In the campaign of 186 BC, the Romans were beaten by the Ligurians in the Magra valley. In this battle, which took place in a narrow and precipitous place, the Romans lost about 4000 soldiers, three eagle insignia of the second legion and eleven banners of the Latin allies. In addition, the consul Quintus Martius was also killed in the battle. It is thought that the place of the battle and the death of the consul gave rise to the place-name of Marciaso, or that of the Canal of March on Mount Caprione in the town of Lerici (near the ruins of the city of Luni), which was later founded by the Romans. This mountain had a strategic importance because it controlled the valley of Magra and the sea.

In 185 BC, the Ingauni and the Intimilii also rebelled and managed to resist the Roman legions for the next five years, before capitulating in 180 BC. The Apuani, and those of hinterland side still resisted.

However, the Romans wanted to permanently pacify Liguria to facilitate further conquests in Gaul. To that end, they prepared a large army of almost 36,000 soldiers, under the command of proconsuls Publius Cornelius Cethegus and Marcus Baebius Tamphilus, with the aim of putting an end to Ligurian independence.

In 180 BC, the Romans inflicted a serious defeat on the Apuani Ligures, and deported 40,000 of them to the regions of Samnium. This deportation was followed by another one of 7,000 Ligurians in the following year. These were one of the few cases in which the Romans deported defeated populations in such a high number. In 177 BC other groups of Apuani Ligures surrendered to the Roman forces, and were eventually assimilated into Roman culture during the 2nd century BC, while the military campaign continued further north.

The Frinatiates surrendered in 175 BC, followed by the Statielli (172 BC) and the Velleiates (158 BC). The last Apuani resistance was subdued in 155 BC by consul Marcus Claudius Marcellus.

The subjugation of the coastal Ligures and the annexation of the Alpes Maritimae took place in 14 BC, closely following the occupation of the central Alps in 15 BC.

The last Ligurian tribes (e.g.

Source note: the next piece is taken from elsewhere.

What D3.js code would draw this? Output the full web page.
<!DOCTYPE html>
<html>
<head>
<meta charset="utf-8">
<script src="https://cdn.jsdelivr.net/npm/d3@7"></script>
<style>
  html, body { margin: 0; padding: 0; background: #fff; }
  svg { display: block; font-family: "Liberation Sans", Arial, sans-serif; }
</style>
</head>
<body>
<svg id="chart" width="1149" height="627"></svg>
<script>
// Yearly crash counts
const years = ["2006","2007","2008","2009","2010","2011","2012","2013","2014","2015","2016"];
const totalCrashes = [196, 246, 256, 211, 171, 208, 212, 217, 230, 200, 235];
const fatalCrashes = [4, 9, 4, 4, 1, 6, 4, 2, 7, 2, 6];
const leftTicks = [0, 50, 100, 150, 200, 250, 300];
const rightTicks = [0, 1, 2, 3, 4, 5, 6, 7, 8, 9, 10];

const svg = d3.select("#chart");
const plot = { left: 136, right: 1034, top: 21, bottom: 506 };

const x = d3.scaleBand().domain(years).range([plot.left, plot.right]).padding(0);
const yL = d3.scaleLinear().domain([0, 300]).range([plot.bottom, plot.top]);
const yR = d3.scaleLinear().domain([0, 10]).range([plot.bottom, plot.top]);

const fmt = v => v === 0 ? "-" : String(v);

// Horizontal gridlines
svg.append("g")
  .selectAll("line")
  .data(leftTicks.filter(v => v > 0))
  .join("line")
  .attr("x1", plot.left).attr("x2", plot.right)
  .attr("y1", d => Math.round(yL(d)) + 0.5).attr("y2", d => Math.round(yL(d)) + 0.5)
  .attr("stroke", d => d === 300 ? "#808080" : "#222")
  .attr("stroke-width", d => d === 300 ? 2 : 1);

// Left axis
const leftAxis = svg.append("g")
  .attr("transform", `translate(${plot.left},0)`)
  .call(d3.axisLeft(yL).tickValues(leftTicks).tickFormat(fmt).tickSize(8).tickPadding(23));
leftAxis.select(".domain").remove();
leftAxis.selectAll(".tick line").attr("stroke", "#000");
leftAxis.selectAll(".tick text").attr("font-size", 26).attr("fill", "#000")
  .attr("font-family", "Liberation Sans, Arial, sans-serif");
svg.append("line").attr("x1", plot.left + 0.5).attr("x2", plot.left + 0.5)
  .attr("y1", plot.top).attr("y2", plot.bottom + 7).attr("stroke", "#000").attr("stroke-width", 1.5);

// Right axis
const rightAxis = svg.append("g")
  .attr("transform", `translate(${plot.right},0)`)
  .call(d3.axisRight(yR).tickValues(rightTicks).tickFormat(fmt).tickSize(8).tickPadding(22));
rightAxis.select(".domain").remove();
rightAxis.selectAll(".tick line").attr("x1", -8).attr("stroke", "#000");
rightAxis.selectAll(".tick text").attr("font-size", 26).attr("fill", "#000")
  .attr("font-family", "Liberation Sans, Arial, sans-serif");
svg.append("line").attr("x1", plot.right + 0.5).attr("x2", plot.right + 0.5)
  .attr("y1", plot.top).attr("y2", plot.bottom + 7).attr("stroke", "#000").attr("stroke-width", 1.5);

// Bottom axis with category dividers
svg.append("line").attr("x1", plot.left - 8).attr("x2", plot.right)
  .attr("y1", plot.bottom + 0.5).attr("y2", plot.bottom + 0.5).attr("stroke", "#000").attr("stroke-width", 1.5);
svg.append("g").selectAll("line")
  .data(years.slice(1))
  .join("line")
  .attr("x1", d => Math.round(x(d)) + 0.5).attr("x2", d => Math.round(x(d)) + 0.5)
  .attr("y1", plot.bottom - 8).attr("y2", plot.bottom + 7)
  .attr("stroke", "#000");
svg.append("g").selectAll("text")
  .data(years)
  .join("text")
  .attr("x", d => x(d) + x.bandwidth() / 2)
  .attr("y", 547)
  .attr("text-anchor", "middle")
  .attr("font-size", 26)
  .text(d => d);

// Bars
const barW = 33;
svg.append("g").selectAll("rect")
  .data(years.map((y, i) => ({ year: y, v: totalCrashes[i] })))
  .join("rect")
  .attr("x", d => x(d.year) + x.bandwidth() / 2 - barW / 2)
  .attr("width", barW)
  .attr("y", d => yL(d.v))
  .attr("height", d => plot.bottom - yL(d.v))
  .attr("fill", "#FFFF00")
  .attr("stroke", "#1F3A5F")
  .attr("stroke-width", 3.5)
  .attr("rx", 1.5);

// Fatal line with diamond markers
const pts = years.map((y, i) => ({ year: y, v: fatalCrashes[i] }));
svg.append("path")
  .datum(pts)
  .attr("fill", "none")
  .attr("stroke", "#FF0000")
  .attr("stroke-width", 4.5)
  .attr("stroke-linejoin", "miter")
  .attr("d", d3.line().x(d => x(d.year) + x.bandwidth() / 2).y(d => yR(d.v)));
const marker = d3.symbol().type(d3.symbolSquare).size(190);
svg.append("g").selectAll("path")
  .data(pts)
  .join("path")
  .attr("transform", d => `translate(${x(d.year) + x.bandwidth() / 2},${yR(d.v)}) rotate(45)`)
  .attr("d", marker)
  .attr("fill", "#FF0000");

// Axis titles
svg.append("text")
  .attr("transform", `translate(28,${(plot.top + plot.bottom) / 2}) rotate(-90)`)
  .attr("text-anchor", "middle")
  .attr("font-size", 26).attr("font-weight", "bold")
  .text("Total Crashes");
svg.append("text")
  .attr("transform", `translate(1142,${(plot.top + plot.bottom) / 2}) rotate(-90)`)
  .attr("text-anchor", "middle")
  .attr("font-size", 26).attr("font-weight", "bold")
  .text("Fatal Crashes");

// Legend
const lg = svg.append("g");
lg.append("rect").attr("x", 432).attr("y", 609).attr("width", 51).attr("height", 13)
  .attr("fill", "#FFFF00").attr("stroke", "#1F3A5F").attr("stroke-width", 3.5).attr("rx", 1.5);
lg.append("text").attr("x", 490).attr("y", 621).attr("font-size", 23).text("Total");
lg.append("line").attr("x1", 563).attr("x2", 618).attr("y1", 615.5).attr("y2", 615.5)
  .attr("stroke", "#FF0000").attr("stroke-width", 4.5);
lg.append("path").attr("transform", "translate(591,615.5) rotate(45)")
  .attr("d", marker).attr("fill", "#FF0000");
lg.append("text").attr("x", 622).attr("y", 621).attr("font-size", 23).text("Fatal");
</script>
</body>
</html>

Vocontii and Salluvii) still autonomous, who occupied Provence, were subdued in 124 BC.

Under Roman rule 

Cisalpine Gaul was the part of modern Italy inhabited by Celts during the 4th and 3rd centuries BC. Conquered by the Roman Republic in the 220s BC, it was a Roman province from c. 81 BC until 42 BC, when it was merged into Roman Italy as indicated in Caesar's will (Acta Caesaris). In 49 BC all inhabitants of northern Italy received Roman citizenship.

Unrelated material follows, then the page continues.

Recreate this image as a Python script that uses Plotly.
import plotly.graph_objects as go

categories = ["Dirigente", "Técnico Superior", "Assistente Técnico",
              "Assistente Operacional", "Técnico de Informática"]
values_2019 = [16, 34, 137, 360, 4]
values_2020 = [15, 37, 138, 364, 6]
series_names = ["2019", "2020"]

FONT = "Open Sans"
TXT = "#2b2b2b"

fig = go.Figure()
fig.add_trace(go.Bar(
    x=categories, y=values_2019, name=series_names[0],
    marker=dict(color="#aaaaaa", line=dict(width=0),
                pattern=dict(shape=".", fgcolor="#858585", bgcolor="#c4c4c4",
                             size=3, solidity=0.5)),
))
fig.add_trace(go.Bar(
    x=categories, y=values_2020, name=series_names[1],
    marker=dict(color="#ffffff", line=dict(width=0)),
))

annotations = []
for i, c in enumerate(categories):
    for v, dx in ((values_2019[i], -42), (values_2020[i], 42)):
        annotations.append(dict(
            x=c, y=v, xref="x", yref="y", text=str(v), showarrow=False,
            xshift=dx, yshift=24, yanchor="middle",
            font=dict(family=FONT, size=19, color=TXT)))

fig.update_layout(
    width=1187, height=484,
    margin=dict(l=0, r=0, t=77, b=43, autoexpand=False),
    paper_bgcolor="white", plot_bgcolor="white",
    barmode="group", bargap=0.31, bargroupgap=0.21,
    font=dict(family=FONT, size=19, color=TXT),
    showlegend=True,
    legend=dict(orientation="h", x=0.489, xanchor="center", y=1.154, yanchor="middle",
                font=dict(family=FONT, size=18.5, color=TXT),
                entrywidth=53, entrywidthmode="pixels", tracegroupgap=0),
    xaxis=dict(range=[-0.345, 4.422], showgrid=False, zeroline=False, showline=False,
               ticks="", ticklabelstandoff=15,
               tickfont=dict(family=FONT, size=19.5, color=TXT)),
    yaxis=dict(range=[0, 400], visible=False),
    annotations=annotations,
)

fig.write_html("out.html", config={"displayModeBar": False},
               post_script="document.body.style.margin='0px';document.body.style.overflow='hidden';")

Around 7 BC, Augustus divided Italy into eleven regiones, as reported by Pliny the Elder in his Naturalis Historia. One of these was Regio IX: Liguria. Genoa became the centre of this region and the Ligurian populations moved towards the definitive Romanization.

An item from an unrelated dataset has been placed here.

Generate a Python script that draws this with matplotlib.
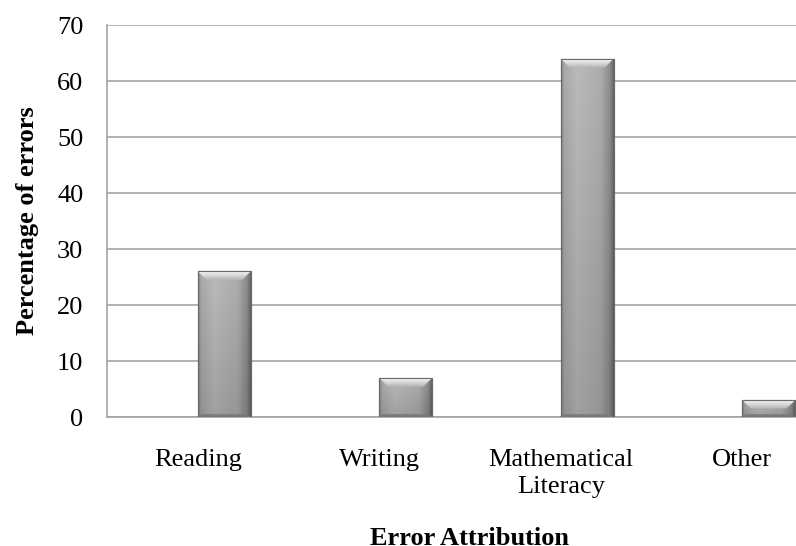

The official historical name did not have the Liguria apposition, due to the contemporary academic use of naming the Augustan regions according to the populations they understood. Regio IX included only the Ligurian territory. This territory extended from the Maritime and Cottian Alps and the Var river (to the west) to the Trebbia and the Magra bordering Regio VIII Aemilia and Regio VII Etruria (to the east), and the Po to the north.

Pliny describes the region thus: "patet ora Liguriae inter amnes Varum et Macram XXXI Milia passuum. Haec regio ex descriptione Augusti nona est". 

People with Ligurian names were living south of Placentia, in Italy, as late as 102 AD.

In 126 AD the Liguria region was the birthplace of Pertinax, Roman soldier and politician who became Roman Emperor.

Theories on the origin of the Ligurians 

In the 19th century, the origins of the Ligures drew renewed attention from scholars. Amédée Thierry, a French historian and journalist, linked them to the Iberians. The historian of the Bourgogne and specialist in its Gallic culture, Dominique-François-Louis Roget, Baron de Belloguet, would later claim a Gallic origin of the Ligurians. During the Iron Age the spoken language, the main divinities and the workmanship of the artifacts unearthed in the area of Liguria (such as the numerous torcs found) were similar to those of Celtic culture in both style and type.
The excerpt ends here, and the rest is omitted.